-- BEGIN Material --

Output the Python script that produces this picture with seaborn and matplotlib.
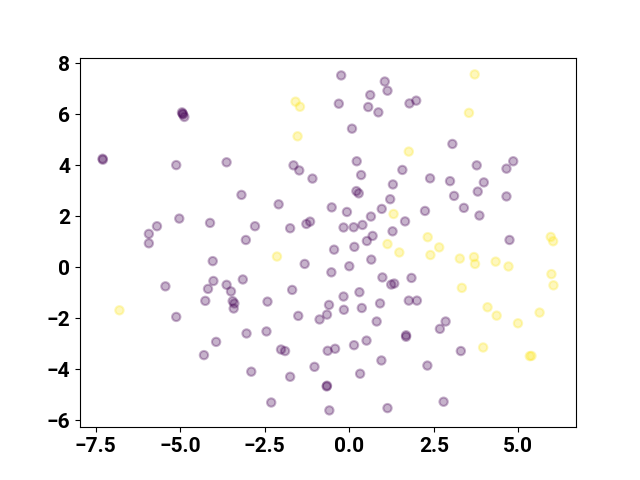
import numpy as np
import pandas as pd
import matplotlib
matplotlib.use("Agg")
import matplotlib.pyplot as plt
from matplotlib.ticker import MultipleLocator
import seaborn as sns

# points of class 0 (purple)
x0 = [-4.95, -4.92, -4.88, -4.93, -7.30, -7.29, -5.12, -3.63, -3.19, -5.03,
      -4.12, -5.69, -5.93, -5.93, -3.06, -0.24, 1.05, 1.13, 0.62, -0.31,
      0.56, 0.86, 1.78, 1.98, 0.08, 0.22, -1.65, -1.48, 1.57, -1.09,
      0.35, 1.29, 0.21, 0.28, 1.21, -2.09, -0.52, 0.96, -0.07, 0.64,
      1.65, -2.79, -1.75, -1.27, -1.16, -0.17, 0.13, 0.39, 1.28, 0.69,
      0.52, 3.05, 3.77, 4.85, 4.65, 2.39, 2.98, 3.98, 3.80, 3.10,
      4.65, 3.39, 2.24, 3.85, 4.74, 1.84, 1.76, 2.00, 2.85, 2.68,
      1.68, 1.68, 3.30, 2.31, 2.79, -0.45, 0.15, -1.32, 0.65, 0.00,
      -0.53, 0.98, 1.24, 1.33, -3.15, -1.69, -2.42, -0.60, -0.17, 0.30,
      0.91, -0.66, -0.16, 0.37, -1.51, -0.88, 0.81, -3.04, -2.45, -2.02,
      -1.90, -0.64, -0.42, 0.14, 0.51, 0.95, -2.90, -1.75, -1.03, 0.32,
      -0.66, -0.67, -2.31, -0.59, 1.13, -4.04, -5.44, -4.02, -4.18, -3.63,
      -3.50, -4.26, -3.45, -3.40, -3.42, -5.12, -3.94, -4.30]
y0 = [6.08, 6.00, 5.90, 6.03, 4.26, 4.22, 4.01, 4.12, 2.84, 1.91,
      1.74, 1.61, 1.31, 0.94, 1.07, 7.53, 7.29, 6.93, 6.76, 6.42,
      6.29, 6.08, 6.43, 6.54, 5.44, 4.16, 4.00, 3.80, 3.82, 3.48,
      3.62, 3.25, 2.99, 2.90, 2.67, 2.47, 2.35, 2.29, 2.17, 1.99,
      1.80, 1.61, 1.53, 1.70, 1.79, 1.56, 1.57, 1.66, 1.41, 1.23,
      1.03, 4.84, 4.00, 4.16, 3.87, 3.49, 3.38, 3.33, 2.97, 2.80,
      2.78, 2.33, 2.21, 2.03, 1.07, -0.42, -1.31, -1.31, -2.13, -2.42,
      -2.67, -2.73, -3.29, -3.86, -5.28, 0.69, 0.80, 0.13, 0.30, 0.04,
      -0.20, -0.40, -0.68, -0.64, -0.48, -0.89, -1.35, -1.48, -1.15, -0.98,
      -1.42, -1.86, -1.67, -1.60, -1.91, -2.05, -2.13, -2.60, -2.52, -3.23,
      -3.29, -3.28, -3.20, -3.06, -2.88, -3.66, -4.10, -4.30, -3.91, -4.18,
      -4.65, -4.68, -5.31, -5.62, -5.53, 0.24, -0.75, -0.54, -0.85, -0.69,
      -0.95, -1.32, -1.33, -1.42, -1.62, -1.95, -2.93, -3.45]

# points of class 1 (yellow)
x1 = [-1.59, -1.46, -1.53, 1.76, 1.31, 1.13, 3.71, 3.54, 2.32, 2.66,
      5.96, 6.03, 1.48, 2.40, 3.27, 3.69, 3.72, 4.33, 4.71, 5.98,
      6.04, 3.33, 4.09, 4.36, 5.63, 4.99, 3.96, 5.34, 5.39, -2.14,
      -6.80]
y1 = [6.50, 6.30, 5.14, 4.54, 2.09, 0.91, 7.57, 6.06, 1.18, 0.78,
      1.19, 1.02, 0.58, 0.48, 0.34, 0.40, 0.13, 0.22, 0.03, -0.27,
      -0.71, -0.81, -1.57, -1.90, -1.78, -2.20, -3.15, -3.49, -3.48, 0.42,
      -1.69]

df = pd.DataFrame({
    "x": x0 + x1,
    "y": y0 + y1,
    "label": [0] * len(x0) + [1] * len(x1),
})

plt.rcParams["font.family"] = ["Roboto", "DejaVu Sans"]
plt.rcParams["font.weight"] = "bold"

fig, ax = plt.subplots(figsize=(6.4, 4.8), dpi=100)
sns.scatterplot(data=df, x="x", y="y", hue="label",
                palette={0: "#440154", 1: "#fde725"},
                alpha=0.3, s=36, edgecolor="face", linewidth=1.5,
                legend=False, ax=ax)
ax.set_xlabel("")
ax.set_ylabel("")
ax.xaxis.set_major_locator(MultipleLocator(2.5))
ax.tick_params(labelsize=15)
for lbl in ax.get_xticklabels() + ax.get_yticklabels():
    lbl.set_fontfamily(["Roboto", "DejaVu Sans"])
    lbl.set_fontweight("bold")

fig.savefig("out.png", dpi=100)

-- END Material --
-- BEGIN Material --

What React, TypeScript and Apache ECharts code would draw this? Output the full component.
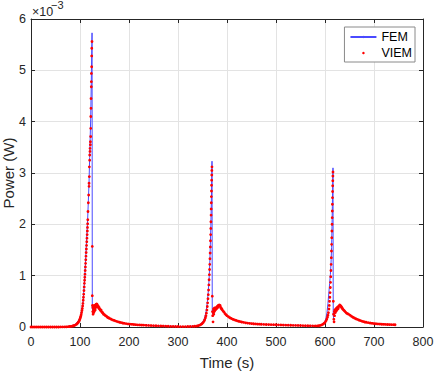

-- END Material --

Problem details — Write out exactly the lines from the one that has "Output the Python" down to the one that has "import seaborn as sns", including both. Pictures stay out of the copy.

Exercise answer —
Output the Python script that produces this picture with seaborn and matplotlib.
import numpy as np
import pandas as pd
import matplotlib
matplotlib.use("Agg")
import matplotlib.pyplot as plt
from matplotlib.ticker import MultipleLocator
import seaborn as sns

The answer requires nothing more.